Leave out all pictures and give back precisely the lines from the line with "Rebuild this chart" to the line with "const comp = compDays.map((d, i)", including those two lines.
-------------------------
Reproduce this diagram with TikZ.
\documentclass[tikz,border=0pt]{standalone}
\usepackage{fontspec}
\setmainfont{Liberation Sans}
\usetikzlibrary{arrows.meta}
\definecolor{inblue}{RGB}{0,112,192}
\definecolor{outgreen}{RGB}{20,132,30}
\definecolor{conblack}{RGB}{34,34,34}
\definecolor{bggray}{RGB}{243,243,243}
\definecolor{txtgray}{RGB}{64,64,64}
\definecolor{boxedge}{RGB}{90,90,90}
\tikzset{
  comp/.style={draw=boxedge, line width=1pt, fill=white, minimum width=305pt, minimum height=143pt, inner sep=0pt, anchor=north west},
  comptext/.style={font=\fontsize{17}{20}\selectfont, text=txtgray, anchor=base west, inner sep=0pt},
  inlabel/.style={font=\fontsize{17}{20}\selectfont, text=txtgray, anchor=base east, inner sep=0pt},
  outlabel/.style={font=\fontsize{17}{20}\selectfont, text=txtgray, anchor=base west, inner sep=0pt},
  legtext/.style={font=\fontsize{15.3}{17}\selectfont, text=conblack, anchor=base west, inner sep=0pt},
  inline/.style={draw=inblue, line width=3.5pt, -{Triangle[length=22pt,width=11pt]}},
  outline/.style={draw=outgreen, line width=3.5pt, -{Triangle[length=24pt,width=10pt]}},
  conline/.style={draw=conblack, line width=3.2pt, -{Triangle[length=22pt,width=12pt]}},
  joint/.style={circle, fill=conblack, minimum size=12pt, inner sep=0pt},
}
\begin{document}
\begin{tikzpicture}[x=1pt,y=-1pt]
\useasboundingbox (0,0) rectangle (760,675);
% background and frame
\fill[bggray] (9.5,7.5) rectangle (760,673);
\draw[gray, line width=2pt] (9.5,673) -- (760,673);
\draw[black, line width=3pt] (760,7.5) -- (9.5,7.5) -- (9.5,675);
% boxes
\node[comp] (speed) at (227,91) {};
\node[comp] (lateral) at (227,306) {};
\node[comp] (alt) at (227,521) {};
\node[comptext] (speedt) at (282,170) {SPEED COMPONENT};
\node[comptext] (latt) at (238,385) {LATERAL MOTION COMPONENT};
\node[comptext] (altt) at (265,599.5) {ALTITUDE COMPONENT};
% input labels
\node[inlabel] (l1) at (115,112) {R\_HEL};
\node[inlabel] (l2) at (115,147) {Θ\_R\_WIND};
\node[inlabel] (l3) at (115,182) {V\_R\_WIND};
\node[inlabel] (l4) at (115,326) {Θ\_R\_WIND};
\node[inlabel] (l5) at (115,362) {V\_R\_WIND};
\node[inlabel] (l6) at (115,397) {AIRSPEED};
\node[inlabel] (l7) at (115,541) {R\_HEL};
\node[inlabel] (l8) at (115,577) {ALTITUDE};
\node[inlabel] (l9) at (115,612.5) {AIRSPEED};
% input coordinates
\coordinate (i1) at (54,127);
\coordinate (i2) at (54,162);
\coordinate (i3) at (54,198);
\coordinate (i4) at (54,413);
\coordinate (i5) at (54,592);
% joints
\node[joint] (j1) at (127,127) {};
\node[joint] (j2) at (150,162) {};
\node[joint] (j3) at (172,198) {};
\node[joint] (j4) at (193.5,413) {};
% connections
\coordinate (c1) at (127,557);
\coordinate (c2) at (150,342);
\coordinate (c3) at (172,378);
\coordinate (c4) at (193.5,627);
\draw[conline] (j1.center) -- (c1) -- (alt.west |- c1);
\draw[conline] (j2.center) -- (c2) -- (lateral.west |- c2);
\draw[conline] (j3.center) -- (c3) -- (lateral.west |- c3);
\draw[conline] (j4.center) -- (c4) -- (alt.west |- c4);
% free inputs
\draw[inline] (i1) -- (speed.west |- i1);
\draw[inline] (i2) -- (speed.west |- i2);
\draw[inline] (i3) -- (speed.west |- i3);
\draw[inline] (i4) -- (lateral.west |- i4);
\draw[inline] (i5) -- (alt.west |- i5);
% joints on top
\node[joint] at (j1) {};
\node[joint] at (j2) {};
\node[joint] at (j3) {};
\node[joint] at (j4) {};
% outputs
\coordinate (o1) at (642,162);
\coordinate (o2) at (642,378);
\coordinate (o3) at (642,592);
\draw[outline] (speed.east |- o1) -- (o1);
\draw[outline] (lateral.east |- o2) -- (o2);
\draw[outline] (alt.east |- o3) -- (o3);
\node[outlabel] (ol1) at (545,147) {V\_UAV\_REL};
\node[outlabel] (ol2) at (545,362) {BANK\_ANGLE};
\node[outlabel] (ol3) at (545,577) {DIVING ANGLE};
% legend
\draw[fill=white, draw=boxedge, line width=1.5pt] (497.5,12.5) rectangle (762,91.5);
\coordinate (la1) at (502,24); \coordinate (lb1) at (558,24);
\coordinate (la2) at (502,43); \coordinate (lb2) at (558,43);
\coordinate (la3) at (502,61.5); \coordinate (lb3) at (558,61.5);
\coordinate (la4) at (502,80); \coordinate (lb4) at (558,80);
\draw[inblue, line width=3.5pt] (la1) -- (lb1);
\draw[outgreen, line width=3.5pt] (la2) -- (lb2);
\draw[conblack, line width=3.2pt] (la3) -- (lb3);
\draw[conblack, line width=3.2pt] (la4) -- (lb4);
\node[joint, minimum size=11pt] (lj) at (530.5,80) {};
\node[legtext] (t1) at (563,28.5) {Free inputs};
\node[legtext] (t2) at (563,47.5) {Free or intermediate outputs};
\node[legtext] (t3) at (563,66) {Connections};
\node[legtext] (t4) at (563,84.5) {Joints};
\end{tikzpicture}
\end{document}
-------------------------
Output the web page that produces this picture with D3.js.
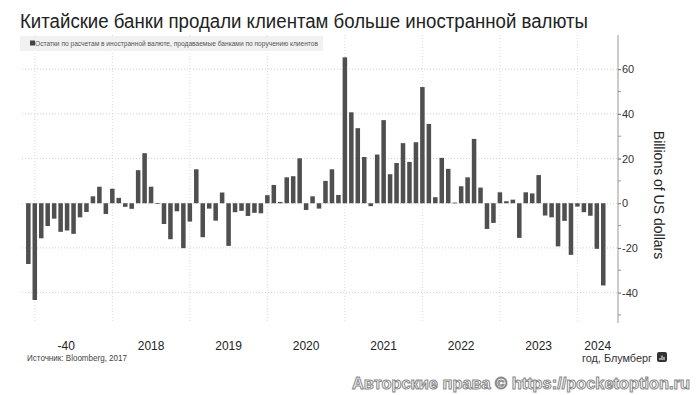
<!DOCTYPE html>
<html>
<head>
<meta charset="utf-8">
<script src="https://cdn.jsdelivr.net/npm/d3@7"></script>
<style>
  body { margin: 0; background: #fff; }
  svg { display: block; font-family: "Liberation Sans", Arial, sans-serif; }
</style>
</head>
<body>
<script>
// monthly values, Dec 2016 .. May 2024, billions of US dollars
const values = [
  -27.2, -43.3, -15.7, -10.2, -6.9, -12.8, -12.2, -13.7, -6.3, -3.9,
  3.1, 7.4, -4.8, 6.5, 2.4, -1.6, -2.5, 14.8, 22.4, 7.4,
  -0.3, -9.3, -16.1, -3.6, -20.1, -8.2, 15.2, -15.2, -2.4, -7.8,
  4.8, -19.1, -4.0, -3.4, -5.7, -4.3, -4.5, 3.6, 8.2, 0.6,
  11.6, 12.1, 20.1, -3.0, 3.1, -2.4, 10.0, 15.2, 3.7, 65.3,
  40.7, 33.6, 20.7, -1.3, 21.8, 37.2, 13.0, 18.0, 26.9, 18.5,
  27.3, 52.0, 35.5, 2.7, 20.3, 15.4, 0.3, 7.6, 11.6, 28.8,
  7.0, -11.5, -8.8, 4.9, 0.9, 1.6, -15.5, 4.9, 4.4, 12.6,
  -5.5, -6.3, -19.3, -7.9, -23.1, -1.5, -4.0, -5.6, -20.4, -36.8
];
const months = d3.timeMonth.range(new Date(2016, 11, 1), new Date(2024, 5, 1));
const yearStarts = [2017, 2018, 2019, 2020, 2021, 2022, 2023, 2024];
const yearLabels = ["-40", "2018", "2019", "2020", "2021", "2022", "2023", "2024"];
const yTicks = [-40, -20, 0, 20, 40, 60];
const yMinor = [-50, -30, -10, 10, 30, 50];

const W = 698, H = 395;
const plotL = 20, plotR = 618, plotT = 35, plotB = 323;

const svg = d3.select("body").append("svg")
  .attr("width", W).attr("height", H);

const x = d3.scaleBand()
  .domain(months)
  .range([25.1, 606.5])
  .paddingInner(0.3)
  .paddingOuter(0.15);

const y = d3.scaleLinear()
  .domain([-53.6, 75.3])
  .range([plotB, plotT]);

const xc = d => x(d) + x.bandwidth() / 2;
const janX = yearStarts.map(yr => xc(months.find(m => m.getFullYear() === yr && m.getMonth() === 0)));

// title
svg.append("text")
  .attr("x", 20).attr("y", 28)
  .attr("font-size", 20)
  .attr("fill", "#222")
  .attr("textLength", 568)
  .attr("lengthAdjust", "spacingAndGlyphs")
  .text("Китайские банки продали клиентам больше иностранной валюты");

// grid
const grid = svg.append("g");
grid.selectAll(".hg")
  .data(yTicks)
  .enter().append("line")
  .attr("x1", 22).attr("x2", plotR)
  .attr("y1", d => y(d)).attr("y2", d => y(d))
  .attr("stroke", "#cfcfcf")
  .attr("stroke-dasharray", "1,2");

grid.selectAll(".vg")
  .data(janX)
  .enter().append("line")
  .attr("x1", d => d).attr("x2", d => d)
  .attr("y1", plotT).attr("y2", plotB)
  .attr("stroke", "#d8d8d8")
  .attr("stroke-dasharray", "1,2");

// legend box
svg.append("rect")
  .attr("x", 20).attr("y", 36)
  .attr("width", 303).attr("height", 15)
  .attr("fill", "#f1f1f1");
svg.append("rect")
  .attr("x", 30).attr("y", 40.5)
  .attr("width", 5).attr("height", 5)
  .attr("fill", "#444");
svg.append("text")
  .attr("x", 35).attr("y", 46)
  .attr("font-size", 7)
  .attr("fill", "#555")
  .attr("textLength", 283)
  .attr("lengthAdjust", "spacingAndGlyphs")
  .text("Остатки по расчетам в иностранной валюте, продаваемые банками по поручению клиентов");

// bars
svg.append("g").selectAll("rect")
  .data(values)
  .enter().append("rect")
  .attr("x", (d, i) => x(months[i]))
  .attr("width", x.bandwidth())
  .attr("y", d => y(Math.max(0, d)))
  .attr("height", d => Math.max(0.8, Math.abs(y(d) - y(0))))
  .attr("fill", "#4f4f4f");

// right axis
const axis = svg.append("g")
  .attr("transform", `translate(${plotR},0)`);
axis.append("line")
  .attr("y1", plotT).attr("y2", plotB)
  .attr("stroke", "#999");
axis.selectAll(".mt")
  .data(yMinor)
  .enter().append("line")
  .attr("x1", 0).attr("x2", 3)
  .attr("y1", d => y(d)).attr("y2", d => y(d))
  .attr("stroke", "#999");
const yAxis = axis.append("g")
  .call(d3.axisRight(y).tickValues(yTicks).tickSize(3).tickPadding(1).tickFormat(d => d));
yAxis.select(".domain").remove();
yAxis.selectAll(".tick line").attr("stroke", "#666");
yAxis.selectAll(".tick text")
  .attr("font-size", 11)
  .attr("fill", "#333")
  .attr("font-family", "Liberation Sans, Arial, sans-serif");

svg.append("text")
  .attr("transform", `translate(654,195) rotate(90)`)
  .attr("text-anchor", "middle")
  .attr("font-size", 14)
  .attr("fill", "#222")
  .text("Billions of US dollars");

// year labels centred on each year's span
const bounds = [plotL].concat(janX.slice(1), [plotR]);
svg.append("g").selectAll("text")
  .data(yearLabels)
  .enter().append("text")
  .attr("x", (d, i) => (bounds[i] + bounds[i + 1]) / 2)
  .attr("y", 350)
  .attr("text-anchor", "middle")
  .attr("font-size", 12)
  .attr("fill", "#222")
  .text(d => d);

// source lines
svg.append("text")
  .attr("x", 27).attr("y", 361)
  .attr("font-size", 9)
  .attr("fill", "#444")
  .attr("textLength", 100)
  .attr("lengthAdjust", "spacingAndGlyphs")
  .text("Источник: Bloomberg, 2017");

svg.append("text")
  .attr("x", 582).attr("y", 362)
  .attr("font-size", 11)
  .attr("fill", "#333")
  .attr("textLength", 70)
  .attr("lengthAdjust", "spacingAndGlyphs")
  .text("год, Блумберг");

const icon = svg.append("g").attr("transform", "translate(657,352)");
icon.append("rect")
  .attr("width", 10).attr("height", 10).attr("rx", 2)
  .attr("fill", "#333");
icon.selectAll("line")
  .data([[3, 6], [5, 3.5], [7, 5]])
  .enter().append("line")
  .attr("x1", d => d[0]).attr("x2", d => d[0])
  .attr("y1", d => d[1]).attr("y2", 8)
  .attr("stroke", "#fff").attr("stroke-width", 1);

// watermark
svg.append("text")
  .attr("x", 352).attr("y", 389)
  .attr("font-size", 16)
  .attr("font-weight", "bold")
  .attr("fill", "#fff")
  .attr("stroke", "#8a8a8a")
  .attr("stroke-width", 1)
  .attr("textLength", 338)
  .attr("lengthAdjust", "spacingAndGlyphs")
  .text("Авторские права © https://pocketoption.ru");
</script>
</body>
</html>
-------------------------
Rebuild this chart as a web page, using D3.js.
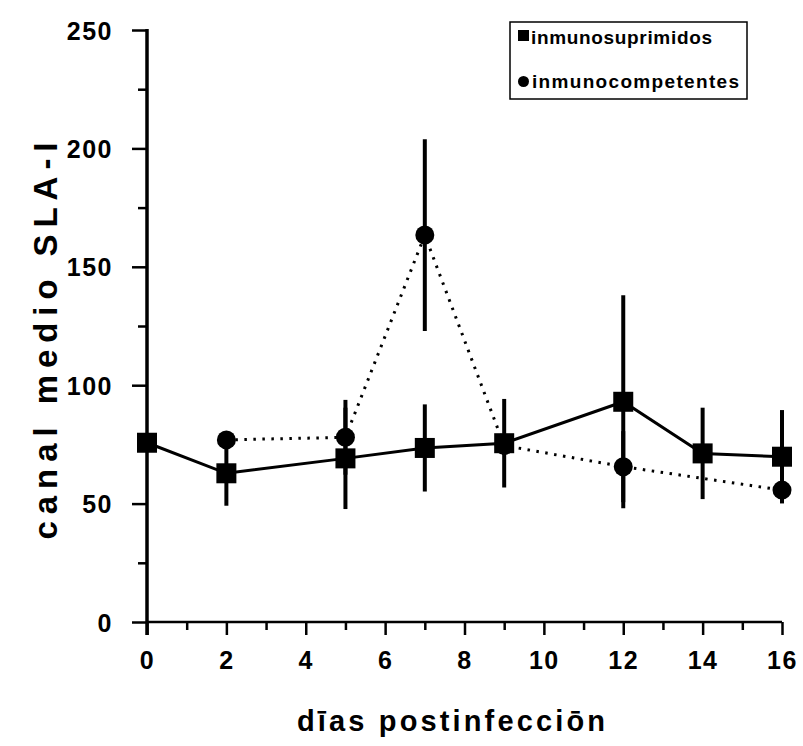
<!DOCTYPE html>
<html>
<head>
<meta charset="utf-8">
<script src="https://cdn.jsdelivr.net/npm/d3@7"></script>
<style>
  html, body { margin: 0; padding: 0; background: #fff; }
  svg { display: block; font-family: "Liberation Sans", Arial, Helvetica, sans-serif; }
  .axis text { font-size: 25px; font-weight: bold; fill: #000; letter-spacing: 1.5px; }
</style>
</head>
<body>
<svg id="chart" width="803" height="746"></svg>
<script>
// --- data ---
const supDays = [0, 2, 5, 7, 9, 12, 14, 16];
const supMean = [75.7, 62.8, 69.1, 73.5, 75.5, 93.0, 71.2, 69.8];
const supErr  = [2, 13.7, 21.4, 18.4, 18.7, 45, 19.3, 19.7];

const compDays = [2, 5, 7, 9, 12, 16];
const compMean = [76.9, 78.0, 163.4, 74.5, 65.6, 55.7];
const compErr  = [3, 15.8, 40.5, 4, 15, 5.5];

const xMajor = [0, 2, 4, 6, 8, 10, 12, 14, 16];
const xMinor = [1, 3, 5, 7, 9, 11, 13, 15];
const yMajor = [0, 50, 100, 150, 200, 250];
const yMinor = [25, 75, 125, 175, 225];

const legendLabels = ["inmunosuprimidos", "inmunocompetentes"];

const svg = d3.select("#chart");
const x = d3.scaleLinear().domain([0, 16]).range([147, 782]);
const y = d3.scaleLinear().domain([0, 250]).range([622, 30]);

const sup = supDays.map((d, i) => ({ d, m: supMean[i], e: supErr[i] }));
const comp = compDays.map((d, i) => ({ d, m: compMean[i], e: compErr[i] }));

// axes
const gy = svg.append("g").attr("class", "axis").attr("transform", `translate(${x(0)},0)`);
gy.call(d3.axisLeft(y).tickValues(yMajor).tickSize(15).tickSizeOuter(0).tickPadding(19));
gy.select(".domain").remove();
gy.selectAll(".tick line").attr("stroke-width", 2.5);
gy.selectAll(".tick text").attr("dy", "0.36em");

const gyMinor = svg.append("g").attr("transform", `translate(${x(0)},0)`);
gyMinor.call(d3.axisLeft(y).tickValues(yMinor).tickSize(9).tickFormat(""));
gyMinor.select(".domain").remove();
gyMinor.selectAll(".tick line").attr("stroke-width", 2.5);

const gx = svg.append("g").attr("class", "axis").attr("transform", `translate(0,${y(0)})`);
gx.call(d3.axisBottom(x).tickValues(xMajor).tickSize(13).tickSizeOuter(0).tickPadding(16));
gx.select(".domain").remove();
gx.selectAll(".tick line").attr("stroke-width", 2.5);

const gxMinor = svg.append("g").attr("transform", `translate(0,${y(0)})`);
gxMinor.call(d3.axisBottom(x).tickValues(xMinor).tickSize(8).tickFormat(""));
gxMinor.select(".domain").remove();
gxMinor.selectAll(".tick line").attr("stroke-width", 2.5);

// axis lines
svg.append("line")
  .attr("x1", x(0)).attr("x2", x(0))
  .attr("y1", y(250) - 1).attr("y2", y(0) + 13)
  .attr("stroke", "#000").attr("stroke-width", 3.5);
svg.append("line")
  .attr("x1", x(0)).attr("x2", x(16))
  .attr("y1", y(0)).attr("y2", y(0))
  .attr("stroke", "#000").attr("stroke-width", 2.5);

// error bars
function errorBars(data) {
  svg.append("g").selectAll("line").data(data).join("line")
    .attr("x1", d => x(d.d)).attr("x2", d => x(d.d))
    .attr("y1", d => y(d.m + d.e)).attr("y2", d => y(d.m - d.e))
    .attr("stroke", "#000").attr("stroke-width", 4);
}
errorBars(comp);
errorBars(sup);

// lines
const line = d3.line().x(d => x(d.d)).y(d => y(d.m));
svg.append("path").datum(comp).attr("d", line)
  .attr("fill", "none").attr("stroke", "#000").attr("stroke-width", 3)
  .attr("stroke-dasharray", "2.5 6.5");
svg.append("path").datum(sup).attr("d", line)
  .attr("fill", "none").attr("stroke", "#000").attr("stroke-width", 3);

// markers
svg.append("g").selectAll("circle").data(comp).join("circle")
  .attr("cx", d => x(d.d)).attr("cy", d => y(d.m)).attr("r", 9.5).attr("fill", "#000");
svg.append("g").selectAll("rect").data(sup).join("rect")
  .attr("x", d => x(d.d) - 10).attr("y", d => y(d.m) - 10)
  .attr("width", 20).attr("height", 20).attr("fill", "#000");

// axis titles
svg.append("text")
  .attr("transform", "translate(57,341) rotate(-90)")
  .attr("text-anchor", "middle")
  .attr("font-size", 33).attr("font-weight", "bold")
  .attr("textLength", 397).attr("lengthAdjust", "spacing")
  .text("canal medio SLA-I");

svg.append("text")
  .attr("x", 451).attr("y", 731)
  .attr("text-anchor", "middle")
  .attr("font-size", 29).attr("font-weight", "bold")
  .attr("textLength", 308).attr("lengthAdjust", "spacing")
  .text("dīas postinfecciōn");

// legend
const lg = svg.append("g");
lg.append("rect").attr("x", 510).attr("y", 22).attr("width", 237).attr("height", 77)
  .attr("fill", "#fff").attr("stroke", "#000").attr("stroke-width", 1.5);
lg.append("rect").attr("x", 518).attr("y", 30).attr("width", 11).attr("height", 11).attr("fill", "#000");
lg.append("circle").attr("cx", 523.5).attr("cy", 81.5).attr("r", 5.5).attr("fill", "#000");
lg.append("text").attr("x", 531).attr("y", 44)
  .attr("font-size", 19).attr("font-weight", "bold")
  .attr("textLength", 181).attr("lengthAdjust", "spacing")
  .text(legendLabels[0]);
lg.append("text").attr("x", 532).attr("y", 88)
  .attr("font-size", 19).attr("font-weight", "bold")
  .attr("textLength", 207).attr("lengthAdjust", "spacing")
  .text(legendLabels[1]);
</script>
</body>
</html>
-------------------------
■ Answer for the task:
Rebuild this chart as a web page, using D3.js.
<!DOCTYPE html>
<html>
<head>
<meta charset="utf-8">
<script src="https://cdn.jsdelivr.net/npm/d3@7"></script>
<style>
  html, body { margin: 0; padding: 0; background: #fff; }
  svg { display: block; font-family: "Liberation Sans", Arial, Helvetica, sans-serif; }
  .axis text { font-size: 25px; font-weight: bold; fill: #000; letter-spacing: 1.5px; }
</style>
</head>
<body>
<svg id="chart" width="803" height="746"></svg>
<script>
// --- data ---
const supDays = [0, 2, 5, 7, 9, 12, 14, 16];
const supMean = [75.7, 62.8, 69.1, 73.5, 75.5, 93.0, 71.2, 69.8];
const supErr  = [2, 13.7, 21.4, 18.4, 18.7, 45, 19.3, 19.7];

const compDays = [2, 5, 7, 9, 12, 16];
const compMean = [76.9, 78.0, 163.4, 74.5, 65.6, 55.7];
const compErr  = [3, 15.8, 40.5, 4, 15, 5.5];

const xMajor = [0, 2, 4, 6, 8, 10, 12, 14, 16];
const xMinor = [1, 3, 5, 7, 9, 11, 13, 15];
const yMajor = [0, 50, 100, 150, 200, 250];
const yMinor = [25, 75, 125, 175, 225];

const legendLabels = ["inmunosuprimidos", "inmunocompetentes"];

const svg = d3.select("#chart");
const x = d3.scaleLinear().domain([0, 16]).range([147, 782]);
const y = d3.scaleLinear().domain([0, 250]).range([622, 30]);

const sup = supDays.map((d, i) => ({ d, m: supMean[i], e: supErr[i] }));
const comp = compDays.map((d, i) => ({ d, m: compMean[i], e: compErr[i] }));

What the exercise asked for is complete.